Flash floods: research, forecast models, observations
Flash floods remain one of the deadliest weather-related natural hazards worldwide. They pose challenges to numerical weather prediction and hydrologic forecast models. The swiftness of their onset and subsequent retreat make them difficult even to observe. The Flooded Locations And Simulated Hydrographs (FLASH) project was launched in 2013 with the aim to improve understanding of flash floods and to ultimately transform the tools used to forecast them in the National Weather Service (NWS). This presentation will highlight the significant research findings regarding the spatio-temporal characteristics of flash floods throughout the U.S., their moisture sources, and the circumstances that lead to fatalities. The FLASH system will be described and then evaluated using individual case studies and 33,726 events on USGS-gauged basins. The use of FLASH system during Hurricane Harvey will also be presented. While FLASH rapidly evolved the tools in the NWS, challenges remain in flash flood forecasting. The talk will conclude with novel ideas for improving observations of heavy rainfall and flash floods.

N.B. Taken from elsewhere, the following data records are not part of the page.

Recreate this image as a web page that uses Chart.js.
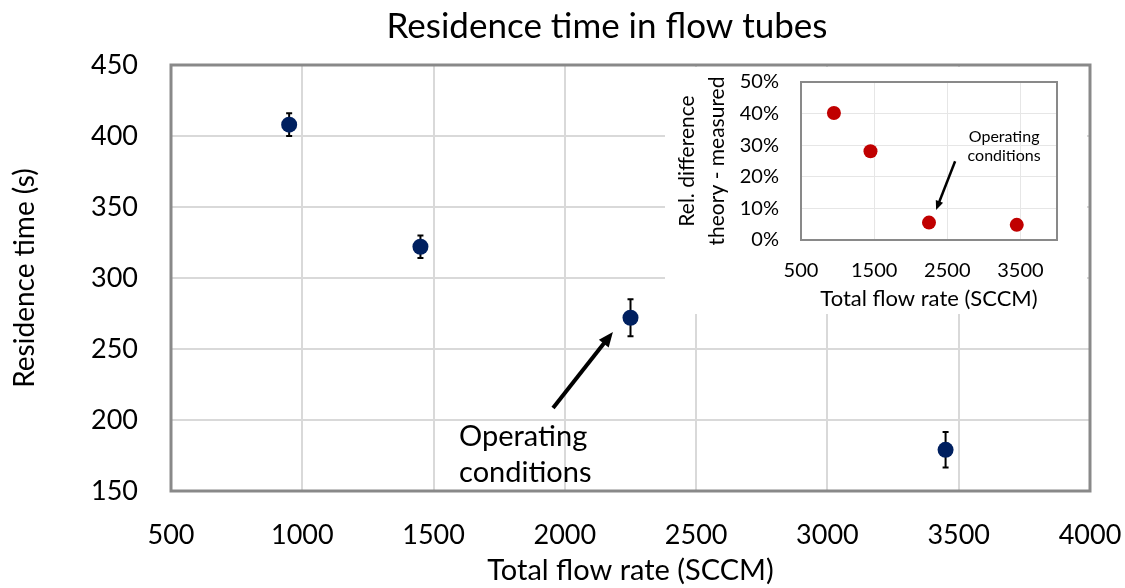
<!DOCTYPE html>
<html>
<head>
<meta charset="utf-8">
<script src="https://cdn.jsdelivr.net/npm/chart.js@4"></script>
<style>
  body { margin: 0; background: #fff; }
  #wrap { position: relative; width: 1125px; height: 588px; }
  #mainChart { position: absolute; left: 0; top: 0; }
  #insetChart { position: absolute; left: 665px; top: 67px; background: #fff; }
</style>
</head>
<body>
<div id="wrap">
  <canvas id="mainChart" width="1125" height="588"></canvas>
  <canvas id="insetChart" width="422" height="247"></canvas>
</div>
<script>
// measured points
const flowRates = [950, 1450, 2250, 3450];            // SCCM
const residenceTimes = [408, 322, 272, 179];          // s
const residenceErrors = [8, 8, 13, 12.5];             // s, +/- 
const relDifference = [40.2, 28.1, 5.5, 4.8];         // %, theory vs measured

// axis ticks
const mainXTicks = [500, 1000, 1500, 2000, 2500, 3000, 3500, 4000];
const mainYTicks = [150, 200, 250, 300, 350, 400, 450];
const insetXTicks = [500, 1500, 2500, 3500];
const insetYTicks = [0, 10, 20, 30, 40, 50];

const FONT = 'Lato';
Chart.defaults.font.family = FONT;
Chart.defaults.color = '#000';

// arrow + label for the operating point, in data units
const mainNote = { lines: ['Operating', 'conditions'], x: 1597, y: [188, 162.7], align: 'left', size: 29,
                   from: [1955, 208.5], to: [2183, 262] };
const insetNote = { lines: ['Operating', 'conditions'], x: 3277, y: [32.8, 26.5], align: 'center', size: 16,
                    from: [2607, 24.9], to: [2347, 9.5] };

function drawArrow(ctx, x1, y1, x2, y2, width, head) {
  const ang = Math.atan2(y2 - y1, x2 - x1);
  ctx.save();
  ctx.strokeStyle = '#000';
  ctx.fillStyle = '#000';
  ctx.lineWidth = width;
  ctx.beginPath();
  ctx.moveTo(x1, y1);
  ctx.lineTo(x2 - Math.cos(ang) * head * 0.8, y2 - Math.sin(ang) * head * 0.8);
  ctx.stroke();
  ctx.beginPath();
  ctx.moveTo(x2, y2);
  ctx.lineTo(x2 - head * Math.cos(ang - 0.4), y2 - head * Math.sin(ang - 0.4));
  ctx.lineTo(x2 - head * Math.cos(ang + 0.4), y2 - head * Math.sin(ang + 0.4));
  ctx.closePath();
  ctx.fill();
  ctx.restore();
}

function notePlugin(note, arrowWidth, head) {
  return {
    id: 'note',
    afterDatasetsDraw(chart) {
      const { ctx, scales: { x, y } } = chart;
      ctx.save();
      ctx.font = note.size + 'px ' + FONT;
      ctx.fillStyle = '#000';
      ctx.textAlign = note.align;
      ctx.textBaseline = 'middle';
      note.lines.forEach((t, i) => ctx.fillText(t, x.getPixelForValue(note.x), y.getPixelForValue(note.y[i])));
      ctx.restore();
      drawArrow(ctx, x.getPixelForValue(note.from[0]), y.getPixelForValue(note.from[1]),
                x.getPixelForValue(note.to[0]), y.getPixelForValue(note.to[1]), arrowWidth, head);
    }
  };
}

function framePlugin(color, width) {
  return {
    id: 'frame',
    afterDatasetsDraw(chart) {
      const { ctx, chartArea: a } = chart;
      ctx.save();
      ctx.strokeStyle = color;
      ctx.lineWidth = width;
      ctx.strokeRect(a.left, a.top, a.right - a.left, a.bottom - a.top);
      ctx.restore();
    }
  };
}

const errorBars = {
  id: 'errorBars',
  beforeDatasetsDraw(chart) {
    const { ctx, scales: { x, y } } = chart;
    ctx.save();
    ctx.strokeStyle = '#000';
    ctx.lineWidth = 2;
    flowRates.forEach((f, i) => {
      const px = x.getPixelForValue(f);
      const top = y.getPixelForValue(residenceTimes[i] + residenceErrors[i]);
      const bot = y.getPixelForValue(residenceTimes[i] - residenceErrors[i]);
      ctx.beginPath();
      ctx.moveTo(px, top); ctx.lineTo(px, bot);
      ctx.moveTo(px - 3, top); ctx.lineTo(px + 3, top);
      ctx.moveTo(px - 3, bot); ctx.lineTo(px + 3, bot);
      ctx.stroke();
    });
    ctx.restore();
  }
};

const chartTitle = {
  id: 'chartTitle',
  afterDraw(chart) {
    const ctx = chart.ctx;
    ctx.save();
    ctx.font = '35px ' + FONT;
    ctx.fillStyle = '#000';
    ctx.textAlign = 'center';
    ctx.textBaseline = 'middle';
    ctx.fillText('Residence time in flow tubes', 607, 27);
    ctx.restore();
  }
};

const setTicks = list => axis => { axis.ticks = list.map(v => ({ value: v })); };
const noEdgePad = size => s => {
  if (s.isHorizontal()) { s.height = size; s.paddingLeft = 0; s.paddingRight = 0; }
  else { s.width = size; s.paddingTop = 0; s.paddingBottom = 0; }
};

new Chart(document.getElementById('mainChart'), {
  type: 'scatter',
  data: {
    datasets: [{
      data: flowRates.map((f, i) => ({ x: f, y: residenceTimes[i] })),
      pointRadius: 8,
      pointBackgroundColor: '#002060',
      pointBorderWidth: 0
    }]
  },
  options: {
    responsive: false,
    animation: false,
    layout: { padding: { top: 65, right: 35, left: 0, bottom: 0 } },
    plugins: { legend: { display: false }, tooltip: { enabled: false } },
    scales: {
      x: {
        type: 'linear', min: 500, max: 4000,
        afterBuildTicks: setTicks(mainXTicks),
        afterFit: noEdgePad(97),
        grid: { color: '#d9d9d9', lineWidth: 2, drawTicks: false },
        border: { display: false },
        ticks: { font: { size: 27 }, padding: 28, maxRotation: 0, callback: v => String(v) },
        title: { display: true, text: 'Total flow rate (SCCM)', font: { size: 29 }, padding: { top: 0, bottom: 0 } }
      },
      y: {
        min: 150, max: 450,
        afterBuildTicks: setTicks(mainYTicks),
        afterFit: noEdgePad(171),
        grid: { color: '#d9d9d9', lineWidth: 2, drawTicks: false },
        border: { display: false },
        ticks: { font: { size: 27 }, padding: 33, callback: v => String(v) },
        title: { display: true, text: 'Residence time (s)', font: { size: 28 }, padding: { top: 8, bottom: 0 } }
      }
    }
  },
  plugins: [errorBars, framePlugin('#898989', 3), notePlugin(mainNote, 4, 16), chartTitle]
});

new Chart(document.getElementById('insetChart'), {
  type: 'scatter',
  data: {
    datasets: [{
      data: flowRates.map((f, i) => ({ x: f, y: relDifference[i] })),
      pointRadius: 7,
      pointBackgroundColor: '#c00000',
      pointBorderWidth: 0
    }]
  },
  options: {
    responsive: false,
    animation: false,
    layout: { padding: { top: 15, right: 30, left: 0, bottom: 0 } },
    plugins: { legend: { display: false }, tooltip: { enabled: false } },
    scales: {
      x: {
        type: 'linear', min: 500, max: 4000,
        afterBuildTicks: setTicks(insetXTicks),
        afterFit: noEdgePad(74),
        grid: { color: '#e6e6e6', lineWidth: 1, drawTicks: false },
        border: { display: false },
        ticks: { font: { size: 20 }, padding: 19, maxRotation: 0, callback: v => String(v) },
        title: { display: true, text: 'Total flow rate (SCCM)', font: { size: 22 }, padding: { top: 0, bottom: 2 } }
      },
      y: {
        min: 0, max: 50,
        afterBuildTicks: setTicks(insetYTicks),
        afterFit: noEdgePad(136),
        grid: { color: '#e6e6e6', lineWidth: 1, drawTicks: false },
        border: { display: false },
        ticks: { font: { size: 20 }, padding: 22, callback: v => v + '%' },
        title: { display: true, text: ['Rel. difference', 'theory - measured'], font: { size: 21, lineHeight: 1.43 }, padding: { top: 7, bottom: 0 } }
      }
    }
  },
  plugins: [framePlugin('#898989', 2), notePlugin(insetNote, 2.5, 10)]
});
</script>
</body>
</html>
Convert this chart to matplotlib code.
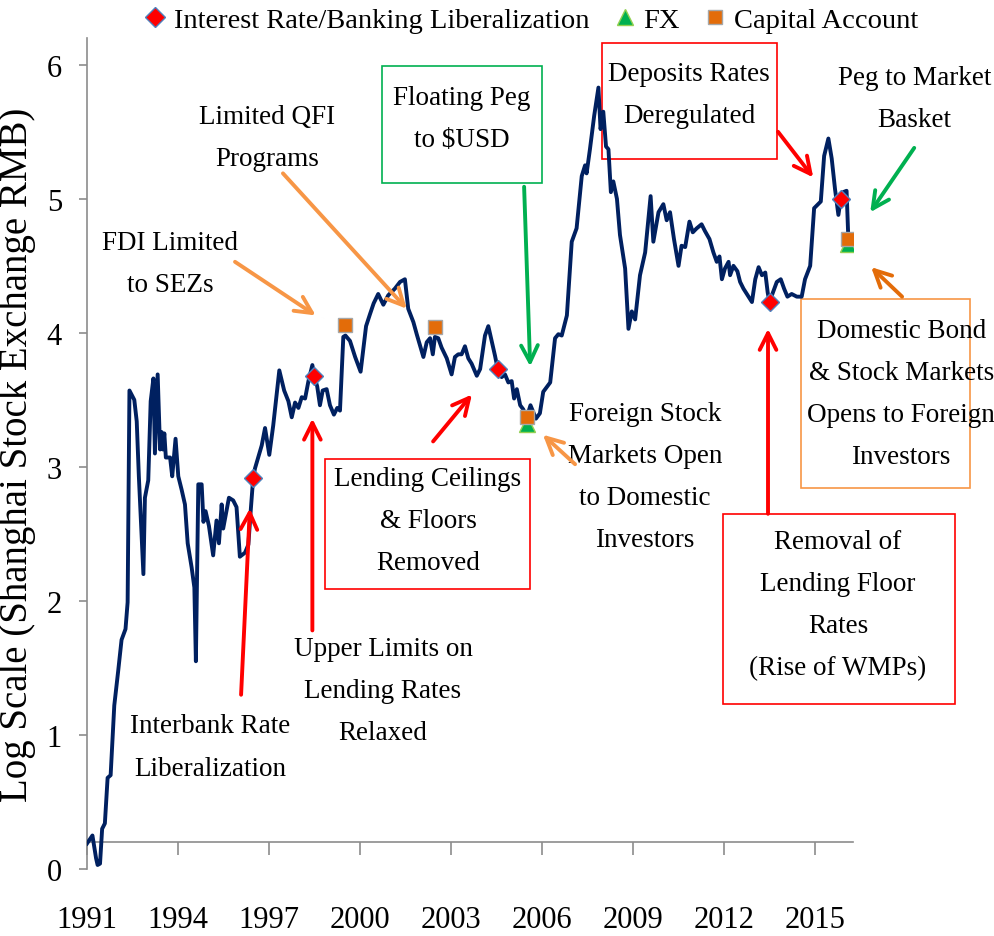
import matplotlib
matplotlib.use("Agg")
import matplotlib.pyplot as plt
from matplotlib.lines import Line2D
from matplotlib.patches import Rectangle

plt.rcParams['font.family'] = ['Liberation Serif', 'DejaVu Serif']

# Shanghai Stock Exchange, log scale
years = [1991.00, 1991.18, 1991.30, 1991.35, 1991.43, 1991.50, 1991.59, 1991.68, 1991.78, 1991.90,
         1992.03, 1992.14, 1992.27, 1992.34, 1992.40, 1992.56, 1992.64, 1992.71, 1992.86, 1992.91,
         1993.02, 1993.10, 1993.19, 1993.24, 1993.33, 1993.41, 1993.46, 1993.50, 1993.55, 1993.60,
         1993.74, 1993.81, 1993.92, 1994.01, 1994.12, 1994.23, 1994.32, 1994.45, 1994.54, 1994.59,
         1994.67, 1994.78, 1994.84, 1994.91, 1995.02, 1995.16, 1995.27, 1995.35, 1995.44, 1995.49,
         1995.68, 1995.82, 1995.93, 1996.04, 1996.21, 1996.32, 1996.40, 1996.48, 1996.54, 1996.76,
         1996.87, 1997.01, 1997.14, 1997.34, 1997.50, 1997.64, 1997.75, 1997.86, 1997.97, 1998.08,
         1998.19, 1998.30, 1998.43, 1998.49, 1998.59, 1998.68, 1998.77, 1998.90, 1999.01, 1999.14,
         1999.25, 1999.34, 1999.45, 1999.52, 1999.67, 1999.84, 2000.02, 2000.20, 2000.33, 2000.45,
         2000.60, 2000.77, 2000.93, 2001.15, 2001.32, 2001.48, 2001.59, 2001.76, 2001.87, 2002.09,
         2002.20, 2002.31, 2002.40, 2002.47, 2002.58, 2002.69, 2002.86, 2003.02, 2003.13, 2003.24,
         2003.35, 2003.46, 2003.57, 2003.68, 2003.85, 2003.96, 2004.12, 2004.23, 2004.35, 2004.45,
         2004.54, 2004.67, 2004.78, 2004.89, 2005.00, 2005.08, 2005.17, 2005.28, 2005.38, 2005.50,
         2005.62, 2005.80, 2005.93, 2006.04, 2006.27, 2006.43, 2006.54, 2006.65, 2006.82, 2006.98,
         2007.14, 2007.31, 2007.42, 2007.47, 2007.58, 2007.72, 2007.86, 2007.93, 2008.02, 2008.11,
         2008.19, 2008.27, 2008.35, 2008.47, 2008.57, 2008.74, 2008.85, 2008.96, 2009.07, 2009.23,
         2009.40, 2009.58, 2009.67, 2009.84, 2010.00, 2010.11, 2010.22, 2010.35, 2010.50, 2010.60,
         2010.72, 2010.86, 2010.97, 2011.10, 2011.26, 2011.37, 2011.52, 2011.65, 2011.76, 2011.85,
         2011.93, 2012.03, 2012.15, 2012.20, 2012.31, 2012.44, 2012.53, 2012.64, 2012.78, 2012.92,
         2013.03, 2013.14, 2013.25, 2013.36, 2013.44, 2013.50, 2013.61, 2013.74, 2013.87, 2013.98,
         2014.09, 2014.23, 2014.40, 2014.56, 2014.67, 2014.84, 2014.97, 2015.06, 2015.19, 2015.30,
         2015.44, 2015.55, 2015.66, 2015.77, 2015.85, 2015.93, 2016.04, 2016.09]
values = [0.19, 0.25, 0.08, 0.03, 0.04, 0.30, 0.34, 0.68, 0.70, 1.22,
          1.48, 1.71, 1.79, 1.99, 3.57, 3.50, 3.34, 2.93, 2.20, 2.77,
          2.90, 3.49, 3.66, 3.10, 3.69, 3.13, 3.26, 3.13, 3.25, 3.07,
          3.07, 2.93, 3.21, 2.93, 2.83, 2.72, 2.43, 2.25, 2.10, 1.55,
          2.87, 2.87, 2.59, 2.67, 2.56, 2.34, 2.60, 2.43, 2.72, 2.54,
          2.77, 2.75, 2.70, 2.33, 2.36, 2.42, 2.68, 2.92, 2.99, 3.16,
          3.29, 3.09, 3.31, 3.72, 3.57, 3.49, 3.37, 3.48, 3.44, 3.52,
          3.51, 3.64, 3.76, 3.68, 3.60, 3.46, 3.57, 3.58, 3.46, 3.39,
          3.44, 3.42, 3.97, 3.98, 3.94, 3.82, 3.71, 4.05, 4.14, 4.22,
          4.29, 4.21, 4.28, 4.33, 4.38, 4.40, 4.18, 4.08, 3.99, 3.82,
          3.93, 3.96, 3.84, 3.97, 3.96, 3.89, 3.81, 3.69, 3.82, 3.84,
          3.84, 3.90, 3.81, 3.77, 3.68, 3.73, 3.98, 4.05, 3.93, 3.83,
          3.73, 3.67, 3.69, 3.63, 3.64, 3.51, 3.58, 3.46, 3.43, 3.37,
          3.46, 3.36, 3.40, 3.56, 3.63, 3.96, 3.99, 3.98, 4.13, 4.68,
          4.78, 5.17, 5.25, 5.19, 5.37, 5.62, 5.83, 5.52, 5.65, 5.39,
          5.37, 5.05, 5.13, 5.00, 4.73, 4.48, 4.03, 4.16, 4.10, 4.43,
          4.60, 5.02, 4.68, 4.90, 4.96, 4.84, 4.90, 4.70, 4.50, 4.65,
          4.64, 4.83, 4.75, 4.78, 4.81, 4.76, 4.70, 4.60, 4.53, 4.57,
          4.40, 4.48, 4.53, 4.43, 4.50, 4.46, 4.38, 4.33, 4.28, 4.23,
          4.40, 4.49, 4.43, 4.45, 4.30, 4.23, 4.30, 4.38, 4.40, 4.33,
          4.27, 4.29, 4.27, 4.27, 4.40, 4.50, 4.93, 4.95, 4.98, 5.32,
          5.45, 5.30, 5.07, 4.88, 5.00, 5.05, 5.06, 4.75]

# policy events
rate_years = [1996.48, 1998.49, 2004.54, 2013.50, 2015.85]
rate_vals = [2.92, 3.68, 3.73, 4.23, 5.00]
fx_years = [2005.50, 2016.09]
fx_vals = [3.32, 4.66]
cap_years = [1999.52, 2002.47, 2005.50, 2016.09]
cap_vals = [4.06, 4.04, 3.37, 4.70]

year_ticks = [1991, 1994, 1997, 2000, 2003, 2006, 2009, 2012, 2015]

RED = '#FF0000'
GREEN = '#00B050'
LORANGE = '#F79646'
DORANGE = '#E36C09'
NAVY = '#002060'
AXCOL = '#8C8C8C'

fig = plt.figure(figsize=(9.94, 9.37), dpi=100)
ax = fig.add_axes([0.0875, 0.0715, 0.7706, 0.8869])

ax.plot(years, values, color=NAVY, lw=2.8, zorder=3)
ax.plot(fx_years, fx_vals, ls='none', marker='^', ms=11, color=GREEN,
        mec='#92D050', mew=1, zorder=4)
ax.plot(cap_years, cap_vals, ls='none', marker='s', ms=10.5, color=DORANGE,
        mec='#A6A6A6', mew=1, zorder=5)
ax.plot(rate_years, rate_vals, ls='none', marker='D', ms=9.5, color=RED,
        mec='#4F81BD', mew=1, zorder=5)

ax.set_xlim(1991, 2016.25)
ax.set_ylim(0, 6.2)
ax.set_xticks(year_ticks)
ax.set_yticks(range(7))
for s in ['top', 'right']:
    ax.spines[s].set_visible(False)
ax.spines['bottom'].set_position(('data', 0.2))
for s in ['left', 'bottom']:
    ax.spines[s].set_color(AXCOL)
    ax.spines[s].set_linewidth(1.2)
ax.tick_params(axis='x', direction='out', length=9, width=1.2, color=AXCOL,
               labelsize=22, pad=36)
ax.tick_params(axis='y', direction='out', length=6, width=1.2, color=AXCOL,
               labelsize=22, pad=12)
ax.set_ylabel('Log Scale (Shanghai Stock Exchange RMB)', fontsize=28, labelpad=8)

TXT = dict(ha='center', va='center', fontsize=19.5, linespacing=1.9)


def arrow(base, tip, color):
    ax.annotate('', xy=tip, xytext=base, annotation_clip=False,
                arrowprops=dict(arrowstyle='->', color=color, lw=2.8,
                                mutation_scale=30, shrinkA=0, shrinkB=0))


def box(x0, x1, y0, y1, color):
    ax.add_patch(Rectangle((x0, y0), x1 - x0, y1 - y0, fill=False, ec=color,
                           lw=1.2, clip_on=False, zorder=2))


ax.text(1995.06, 0.91, 'Interbank Rate\nLiberalization', **TXT)
arrow((1996.08, 1.30), (1996.37, 2.69), RED)

ax.text(2000.76, 1.33, 'Upper Limits on\nLending Rates\nRelaxed', **TXT)
arrow((1998.43, 1.78), (1998.43, 3.36), RED)

ax.text(1993.74, 4.52, 'FDI Limited\nto SEZs', **TXT)
arrow((1995.88, 4.53), (1998.54, 4.13), LORANGE)

ax.text(1996.93, 5.46, 'Limited QFI\nPrograms', **TXT)
arrow((1997.46, 5.19), (2001.54, 4.18), LORANGE)

box(1998.85, 2005.61, 2.09, 3.06, RED)
ax.text(2002.24, 2.60, 'Lending Ceilings\n& Floors\nRemoved', **TXT)
arrow((2002.41, 3.19), (2003.69, 3.54), RED)

box(2000.73, 2006.00, 5.12, 5.99, GREEN)
ax.text(2003.36, 5.60, 'Floating Peg\nto $USD', **TXT)
arrow((2005.41, 5.09), (2005.61, 3.75), GREEN)

ax.text(2009.40, 2.93, 'Foreign Stock\nMarkets Open\nto Domestic\nInvestors', **TXT)
arrow((2007.09, 3.02), (2006.03, 3.24), LORANGE)

box(2007.98, 2013.75, 5.30, 6.16, RED)
ax.text(2010.85, 5.78, 'Deposits Rates\nDeregulated', **TXT)
arrow((2013.78, 5.50), (2014.94, 5.16), RED)

ax.text(2018.27, 5.75, 'Peg to Market\nBasket', **TXT)
arrow((2018.27, 5.38), (2016.82, 4.90), GREEN)

box(2014.54, 2020.10, 2.84, 4.25, LORANGE)
ax.text(2017.84, 3.55, 'Domestic Bond\n& Stock Markets\nOpens to Foreign\nInvestors', **TXT)
arrow((2017.87, 4.27), (2016.85, 4.49), DORANGE)

box(2011.97, 2019.62, 1.23, 2.65, RED)
ax.text(2015.76, 1.97, 'Removal of\nLending Floor\nRates\n(Rise of WMPs)', **TXT)
arrow((2013.45, 2.65), (2013.45, 4.03), RED)

handles = [
    Line2D([], [], ls='none', marker='D', ms=10, color=RED, mec='#4F81BD', mew=1),
    Line2D([], [], ls='none', marker='^', ms=11, color=GREEN, mec='#92D050', mew=1),
    Line2D([], [], ls='none', marker='s', ms=10, color=DORANGE, mec='#A6A6A6', mew=1),
]
labels = ['Interest Rate/Banking Liberalization', 'FX', 'Capital Account']
fig.legend(handles, labels, loc='center', bbox_to_anchor=(0.535, 0.978), ncol=3,
           frameon=False, fontsize=20.5, handlelength=0.7, handletextpad=0.3,
           columnspacing=0.9, borderaxespad=0)

fig.savefig('out.png', dpi=100)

Dr. Gourley received his B.S. and M.S. degrees in Meteorology and Ph.D. in Civil Engineering from OU. He is a Research Hydrologist with the NOAA/NSSL and an Affiliate Associate Professor with the SoM and School of Civil Engineering and Environmental Science at OU. His primary research interests are in storm-scale hydrometeorology and development of models to forecast hydrologic phenomena. He has been awarded the Department of Commerce Bronze and two Silver Medals, and is recipient of NASA’s Group Achievement and Robert H. Goddard Team awards for his contributions to the algorithms comprising the Global Precipitation Measurement mission. Dr. Gourley manages an interdisciplinary team that is responsible for the research, development, and transition of contemporary software to the NWS for operational flash flood monitoring and prediction.